--- start Data lines ---

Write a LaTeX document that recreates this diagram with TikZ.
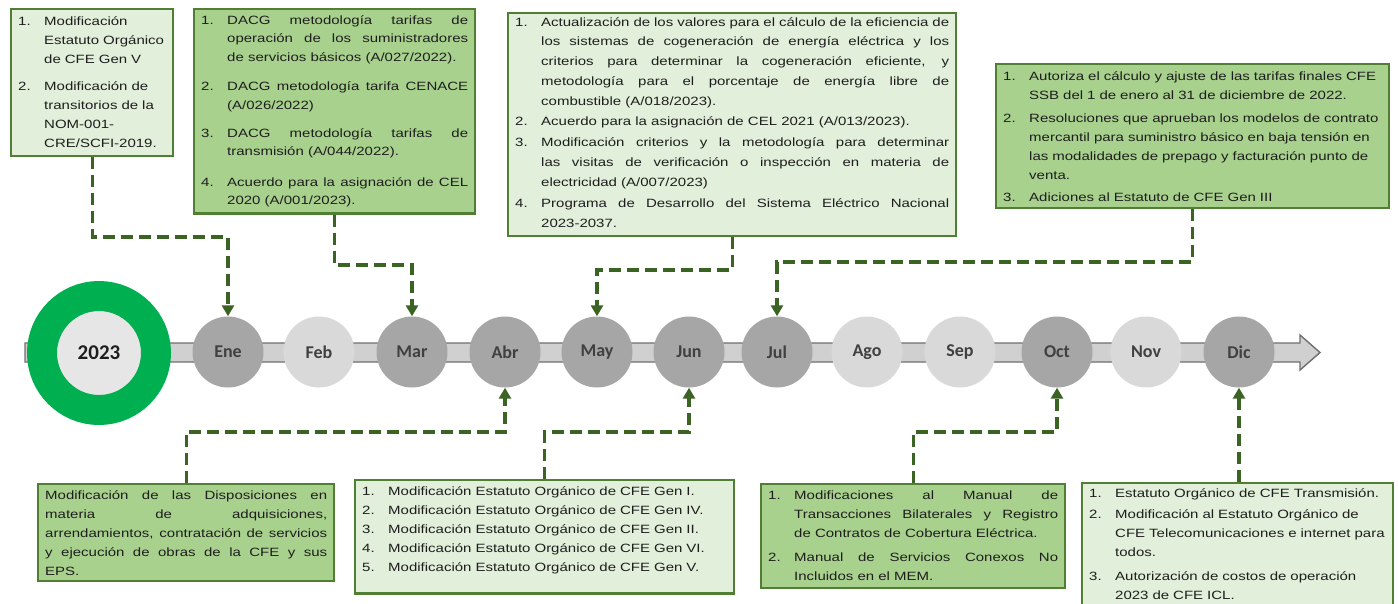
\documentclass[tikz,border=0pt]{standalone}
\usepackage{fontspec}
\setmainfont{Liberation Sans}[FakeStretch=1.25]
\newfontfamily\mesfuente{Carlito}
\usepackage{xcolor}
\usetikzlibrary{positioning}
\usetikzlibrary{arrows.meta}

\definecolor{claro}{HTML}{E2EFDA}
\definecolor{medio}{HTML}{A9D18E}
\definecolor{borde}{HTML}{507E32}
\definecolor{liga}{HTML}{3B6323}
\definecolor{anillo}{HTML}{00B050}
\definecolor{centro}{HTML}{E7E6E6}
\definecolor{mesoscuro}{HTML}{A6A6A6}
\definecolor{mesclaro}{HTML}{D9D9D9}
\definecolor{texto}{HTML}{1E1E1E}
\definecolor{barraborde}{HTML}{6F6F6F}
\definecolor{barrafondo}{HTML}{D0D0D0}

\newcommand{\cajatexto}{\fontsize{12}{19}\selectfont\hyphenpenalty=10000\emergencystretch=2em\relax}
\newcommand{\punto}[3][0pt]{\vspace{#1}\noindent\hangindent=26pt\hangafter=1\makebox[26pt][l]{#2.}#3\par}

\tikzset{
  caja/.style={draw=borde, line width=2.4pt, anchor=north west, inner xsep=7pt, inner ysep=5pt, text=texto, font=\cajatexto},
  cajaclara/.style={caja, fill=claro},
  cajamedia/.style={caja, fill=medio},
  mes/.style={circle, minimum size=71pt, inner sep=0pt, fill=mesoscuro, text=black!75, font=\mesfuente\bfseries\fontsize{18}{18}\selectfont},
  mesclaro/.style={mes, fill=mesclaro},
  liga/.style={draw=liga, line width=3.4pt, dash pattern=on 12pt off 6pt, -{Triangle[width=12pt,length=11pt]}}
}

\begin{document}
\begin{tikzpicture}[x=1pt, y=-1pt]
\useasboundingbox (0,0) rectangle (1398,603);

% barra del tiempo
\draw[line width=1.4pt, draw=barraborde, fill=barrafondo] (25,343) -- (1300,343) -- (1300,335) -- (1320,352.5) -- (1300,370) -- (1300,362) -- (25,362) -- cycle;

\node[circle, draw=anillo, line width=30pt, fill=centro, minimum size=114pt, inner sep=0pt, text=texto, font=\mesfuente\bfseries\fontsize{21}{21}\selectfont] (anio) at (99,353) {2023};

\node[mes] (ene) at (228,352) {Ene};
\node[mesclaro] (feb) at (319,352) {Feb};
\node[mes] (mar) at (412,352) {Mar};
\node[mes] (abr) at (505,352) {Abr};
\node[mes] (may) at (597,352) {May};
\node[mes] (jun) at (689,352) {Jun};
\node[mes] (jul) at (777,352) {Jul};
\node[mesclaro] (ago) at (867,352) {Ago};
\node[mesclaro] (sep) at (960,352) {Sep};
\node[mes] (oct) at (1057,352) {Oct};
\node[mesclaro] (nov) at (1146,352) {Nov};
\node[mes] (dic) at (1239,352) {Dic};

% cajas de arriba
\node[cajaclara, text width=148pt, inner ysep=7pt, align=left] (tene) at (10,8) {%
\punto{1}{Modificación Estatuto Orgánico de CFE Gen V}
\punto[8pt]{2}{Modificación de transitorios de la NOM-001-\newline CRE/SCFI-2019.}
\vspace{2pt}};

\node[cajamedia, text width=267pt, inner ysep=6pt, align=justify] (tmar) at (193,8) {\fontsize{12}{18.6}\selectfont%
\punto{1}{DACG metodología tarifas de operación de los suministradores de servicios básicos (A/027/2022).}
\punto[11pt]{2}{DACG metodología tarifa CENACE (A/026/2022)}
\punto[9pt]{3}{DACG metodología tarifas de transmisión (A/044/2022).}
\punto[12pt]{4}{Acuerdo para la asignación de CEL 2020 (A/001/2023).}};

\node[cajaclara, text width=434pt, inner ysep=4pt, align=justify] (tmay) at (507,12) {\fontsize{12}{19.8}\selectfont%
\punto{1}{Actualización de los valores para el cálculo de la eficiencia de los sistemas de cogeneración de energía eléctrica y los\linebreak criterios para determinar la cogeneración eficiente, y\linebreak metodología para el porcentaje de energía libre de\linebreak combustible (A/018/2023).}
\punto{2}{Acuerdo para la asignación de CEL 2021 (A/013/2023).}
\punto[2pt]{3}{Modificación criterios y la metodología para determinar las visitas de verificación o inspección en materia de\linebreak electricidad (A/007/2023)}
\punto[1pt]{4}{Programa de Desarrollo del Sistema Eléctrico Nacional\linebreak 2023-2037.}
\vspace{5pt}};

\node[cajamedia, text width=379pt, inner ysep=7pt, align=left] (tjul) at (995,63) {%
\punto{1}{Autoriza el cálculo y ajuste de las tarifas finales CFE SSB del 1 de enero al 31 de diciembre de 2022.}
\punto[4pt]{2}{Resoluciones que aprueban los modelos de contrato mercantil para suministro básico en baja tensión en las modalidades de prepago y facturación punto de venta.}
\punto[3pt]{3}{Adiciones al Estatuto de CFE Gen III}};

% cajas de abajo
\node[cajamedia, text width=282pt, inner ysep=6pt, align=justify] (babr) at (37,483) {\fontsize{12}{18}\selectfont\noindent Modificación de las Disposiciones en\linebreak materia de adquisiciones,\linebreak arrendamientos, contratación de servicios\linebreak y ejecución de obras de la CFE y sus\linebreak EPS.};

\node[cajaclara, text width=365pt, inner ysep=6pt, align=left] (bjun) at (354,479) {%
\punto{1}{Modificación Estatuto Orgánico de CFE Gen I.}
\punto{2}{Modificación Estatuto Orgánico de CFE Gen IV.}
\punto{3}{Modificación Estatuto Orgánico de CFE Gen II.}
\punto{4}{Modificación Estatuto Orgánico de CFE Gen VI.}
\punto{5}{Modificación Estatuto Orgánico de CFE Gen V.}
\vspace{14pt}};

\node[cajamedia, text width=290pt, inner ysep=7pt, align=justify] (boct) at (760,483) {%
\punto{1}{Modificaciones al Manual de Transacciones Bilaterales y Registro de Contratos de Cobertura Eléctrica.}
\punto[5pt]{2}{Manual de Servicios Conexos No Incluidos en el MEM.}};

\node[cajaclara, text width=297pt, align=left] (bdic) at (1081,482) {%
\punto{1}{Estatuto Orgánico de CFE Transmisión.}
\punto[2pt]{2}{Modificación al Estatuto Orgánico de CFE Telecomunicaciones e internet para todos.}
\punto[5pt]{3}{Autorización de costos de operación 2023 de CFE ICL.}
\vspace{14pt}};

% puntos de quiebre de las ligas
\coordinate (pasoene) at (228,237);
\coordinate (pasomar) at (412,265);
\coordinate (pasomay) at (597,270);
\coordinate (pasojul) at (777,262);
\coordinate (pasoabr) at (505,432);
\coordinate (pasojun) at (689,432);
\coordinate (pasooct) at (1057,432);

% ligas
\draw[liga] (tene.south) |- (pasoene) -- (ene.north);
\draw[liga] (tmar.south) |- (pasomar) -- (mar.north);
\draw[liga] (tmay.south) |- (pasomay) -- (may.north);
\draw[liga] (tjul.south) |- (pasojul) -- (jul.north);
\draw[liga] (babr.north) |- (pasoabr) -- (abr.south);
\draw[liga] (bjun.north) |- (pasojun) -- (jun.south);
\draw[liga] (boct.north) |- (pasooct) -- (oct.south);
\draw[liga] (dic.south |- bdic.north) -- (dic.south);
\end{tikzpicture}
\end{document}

--- end Data lines ---

Repeat the material above in full and exactly, omitting the pictures.

### Response for this exercise
Write a LaTeX document that recreates this diagram with TikZ.
\documentclass[tikz,border=0pt]{standalone}
\usepackage{fontspec}
\setmainfont{Liberation Sans}[FakeStretch=1.25]
\newfontfamily\mesfuente{Carlito}
\usepackage{xcolor}
\usetikzlibrary{positioning}
\usetikzlibrary{arrows.meta}

\definecolor{claro}{HTML}{E2EFDA}
\definecolor{medio}{HTML}{A9D18E}
\definecolor{borde}{HTML}{507E32}
\definecolor{liga}{HTML}{3B6323}
\definecolor{anillo}{HTML}{00B050}
\definecolor{centro}{HTML}{E7E6E6}
\definecolor{mesoscuro}{HTML}{A6A6A6}
\definecolor{mesclaro}{HTML}{D9D9D9}
\definecolor{texto}{HTML}{1E1E1E}
\definecolor{barraborde}{HTML}{6F6F6F}
\definecolor{barrafondo}{HTML}{D0D0D0}

\newcommand{\cajatexto}{\fontsize{12}{19}\selectfont\hyphenpenalty=10000\emergencystretch=2em\relax}
\newcommand{\punto}[3][0pt]{\vspace{#1}\noindent\hangindent=26pt\hangafter=1\makebox[26pt][l]{#2.}#3\par}

\tikzset{
  caja/.style={draw=borde, line width=2.4pt, anchor=north west, inner xsep=7pt, inner ysep=5pt, text=texto, font=\cajatexto},
  cajaclara/.style={caja, fill=claro},
  cajamedia/.style={caja, fill=medio},
  mes/.style={circle, minimum size=71pt, inner sep=0pt, fill=mesoscuro, text=black!75, font=\mesfuente\bfseries\fontsize{18}{18}\selectfont},
  mesclaro/.style={mes, fill=mesclaro},
  liga/.style={draw=liga, line width=3.4pt, dash pattern=on 12pt off 6pt, -{Triangle[width=12pt,length=11pt]}}
}

\begin{document}
\begin{tikzpicture}[x=1pt, y=-1pt]
\useasboundingbox (0,0) rectangle (1398,603);

% barra del tiempo
\draw[line width=1.4pt, draw=barraborde, fill=barrafondo] (25,343) -- (1300,343) -- (1300,335) -- (1320,352.5) -- (1300,370) -- (1300,362) -- (25,362) -- cycle;

\node[circle, draw=anillo, line width=30pt, fill=centro, minimum size=114pt, inner sep=0pt, text=texto, font=\mesfuente\bfseries\fontsize{21}{21}\selectfont] (anio) at (99,353) {2023};

\node[mes] (ene) at (228,352) {Ene};
\node[mesclaro] (feb) at (319,352) {Feb};
\node[mes] (mar) at (412,352) {Mar};
\node[mes] (abr) at (505,352) {Abr};
\node[mes] (may) at (597,352) {May};
\node[mes] (jun) at (689,352) {Jun};
\node[mes] (jul) at (777,352) {Jul};
\node[mesclaro] (ago) at (867,352) {Ago};
\node[mesclaro] (sep) at (960,352) {Sep};
\node[mes] (oct) at (1057,352) {Oct};
\node[mesclaro] (nov) at (1146,352) {Nov};
\node[mes] (dic) at (1239,352) {Dic};

% cajas de arriba
\node[cajaclara, text width=148pt, inner ysep=7pt, align=left] (tene) at (10,8) {%
\punto{1}{Modificación Estatuto Orgánico de CFE Gen V}
\punto[8pt]{2}{Modificación de transitorios de la NOM-001-\newline CRE/SCFI-2019.}
\vspace{2pt}};

\node[cajamedia, text width=267pt, inner ysep=6pt, align=justify] (tmar) at (193,8) {\fontsize{12}{18.6}\selectfont%
\punto{1}{DACG metodología tarifas de operación de los suministradores de servicios básicos (A/027/2022).}
\punto[11pt]{2}{DACG metodología tarifa CENACE (A/026/2022)}
\punto[9pt]{3}{DACG metodología tarifas de transmisión (A/044/2022).}
\punto[12pt]{4}{Acuerdo para la asignación de CEL 2020 (A/001/2023).}};

\node[cajaclara, text width=434pt, inner ysep=4pt, align=justify] (tmay) at (507,12) {\fontsize{12}{19.8}\selectfont%
\punto{1}{Actualización de los valores para el cálculo de la eficiencia de los sistemas de cogeneración de energía eléctrica y los\linebreak criterios para determinar la cogeneración eficiente, y\linebreak metodología para el porcentaje de energía libre de\linebreak combustible (A/018/2023).}
\punto{2}{Acuerdo para la asignación de CEL 2021 (A/013/2023).}
\punto[2pt]{3}{Modificación criterios y la metodología para determinar las visitas de verificación o inspección en materia de\linebreak electricidad (A/007/2023)}
\punto[1pt]{4}{Programa de Desarrollo del Sistema Eléctrico Nacional\linebreak 2023-2037.}
\vspace{5pt}};

\node[cajamedia, text width=379pt, inner ysep=7pt, align=left] (tjul) at (995,63) {%
\punto{1}{Autoriza el cálculo y ajuste de las tarifas finales CFE SSB del 1 de enero al 31 de diciembre de 2022.}
\punto[4pt]{2}{Resoluciones que aprueban los modelos de contrato mercantil para suministro básico en baja tensión en las modalidades de prepago y facturación punto de venta.}
\punto[3pt]{3}{Adiciones al Estatuto de CFE Gen III}};

% cajas de abajo
\node[cajamedia, text width=282pt, inner ysep=6pt, align=justify] (babr) at (37,483) {\fontsize{12}{18}\selectfont\noindent Modificación de las Disposiciones en\linebreak materia de adquisiciones,\linebreak arrendamientos, contratación de servicios\linebreak y ejecución de obras de la CFE y sus\linebreak EPS.};

\node[cajaclara, text width=365pt, inner ysep=6pt, align=left] (bjun) at (354,479) {%
\punto{1}{Modificación Estatuto Orgánico de CFE Gen I.}
\punto{2}{Modificación Estatuto Orgánico de CFE Gen IV.}
\punto{3}{Modificación Estatuto Orgánico de CFE Gen II.}
\punto{4}{Modificación Estatuto Orgánico de CFE Gen VI.}
\punto{5}{Modificación Estatuto Orgánico de CFE Gen V.}
\vspace{14pt}};

\node[cajamedia, text width=290pt, inner ysep=7pt, align=justify] (boct) at (760,483) {%
\punto{1}{Modificaciones al Manual de Transacciones Bilaterales y Registro de Contratos de Cobertura Eléctrica.}
\punto[5pt]{2}{Manual de Servicios Conexos No Incluidos en el MEM.}};

\node[cajaclara, text width=297pt, align=left] (bdic) at (1081,482) {%
\punto{1}{Estatuto Orgánico de CFE Transmisión.}
\punto[2pt]{2}{Modificación al Estatuto Orgánico de CFE Telecomunicaciones e internet para todos.}
\punto[5pt]{3}{Autorización de costos de operación 2023 de CFE ICL.}
\vspace{14pt}};

% puntos de quiebre de las ligas
\coordinate (pasoene) at (228,237);
\coordinate (pasomar) at (412,265);
\coordinate (pasomay) at (597,270);
\coordinate (pasojul) at (777,262);
\coordinate (pasoabr) at (505,432);
\coordinate (pasojun) at (689,432);
\coordinate (pasooct) at (1057,432);

% ligas
\draw[liga] (tene.south) |- (pasoene) -- (ene.north);
\draw[liga] (tmar.south) |- (pasomar) -- (mar.north);
\draw[liga] (tmay.south) |- (pasomay) -- (may.north);
\draw[liga] (tjul.south) |- (pasojul) -- (jul.north);
\draw[liga] (babr.north) |- (pasoabr) -- (abr.south);
\draw[liga] (bjun.north) |- (pasojun) -- (jun.south);
\draw[liga] (boct.north) |- (pasooct) -- (oct.south);
\draw[liga] (dic.south |- bdic.north) -- (dic.south);
\end{tikzpicture}
\end{document}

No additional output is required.